Saturday, June 4, 2011
So I've realized recently that sometimes when I speak it comes out very slow. Now I know that I'm not a genius, like an Albert Einstein or anything like that. However, I do feel that I am intelligent and should be able to carry on a coherent conversation without the awkward pausing and "umm"s that I seem to have a propensity for. I've always considered what could possibly be the cause of my speaking so slowly sometimes.
Today it clicked. It's my brain. It works too quickly. No, I'm not getting all arrogant like my brain is bigger than yours or better than yours. Mine is just fast. I am sure many people in the world have this same problem. My brain moves so fast sometimes that it's hard for me to even process a thought and form it into a coherent sentence before my brain moves on to something else entirely.
What I should say quickly: "I like your coat."
How it comes out:
(thinking) Oh, I like her coat. (speaking)"I"....oh, coats, I really need to get a new fall jacket. Maybe there is a sale at the mall..."like"...I really like that store with the things in the window. Lots of colour and pretty accessories. Maybe I will pop in there too. I can always use more accessories. Oh what was I saying?..."your"...Maybe I have too many accessories though, yeah, I probably do. I have a lot. I probably don't need anymore. But what I really need is to get gas, an oil change, some chips, some apples. I need to make a list. Where is my iPhone? I swear it was in this pocket. Oh, wasn't I speaking? Oh yeah, whoops..."coat. I like your coat. Sorry."
And the person who is trying to have a conversation with me is staring at me dumbfounded this entire time wondering how it could possibly take me that long to form a four-word sentence. It's FOUR WORDS.
Sometimes I think I'm a bit of an idiot.
Other times the brain and the mouth work much too well together. Those times are embarrassing too. However, I think I'd rather be known for not having a filter than for making conversations ridiculously long, boring and hard to follow because I can't complete a sentence without getting distrac.......oh look! A squirrel!

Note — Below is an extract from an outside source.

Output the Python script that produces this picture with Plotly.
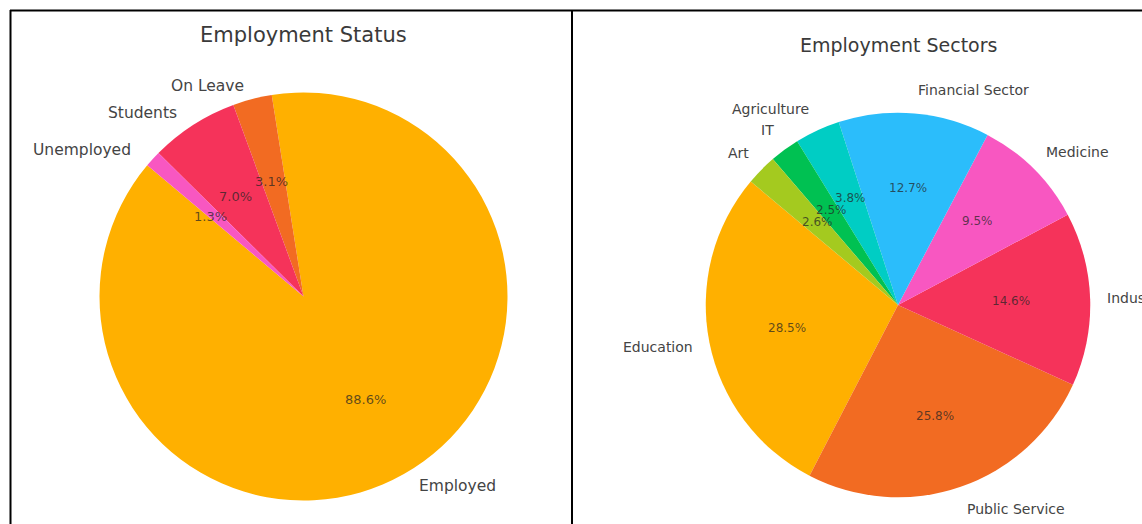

An unhappy froggy and a surprised/confused cow. We told my 4-year-old cousin that it was a cow and she said, "Cows aren't that colour." To which her Dad replied, "Pink cows make strawberry milk." She looked at me completely confused and all I could do was nod and smile. Hopefully it doesn't break her heart when she finds out she was right all along and pink cows don't really exist and strawberry milk is just a flavouring made out of gross chemicals and food colouring. Sigh. I wish we had pink cows to make real strawberry milk.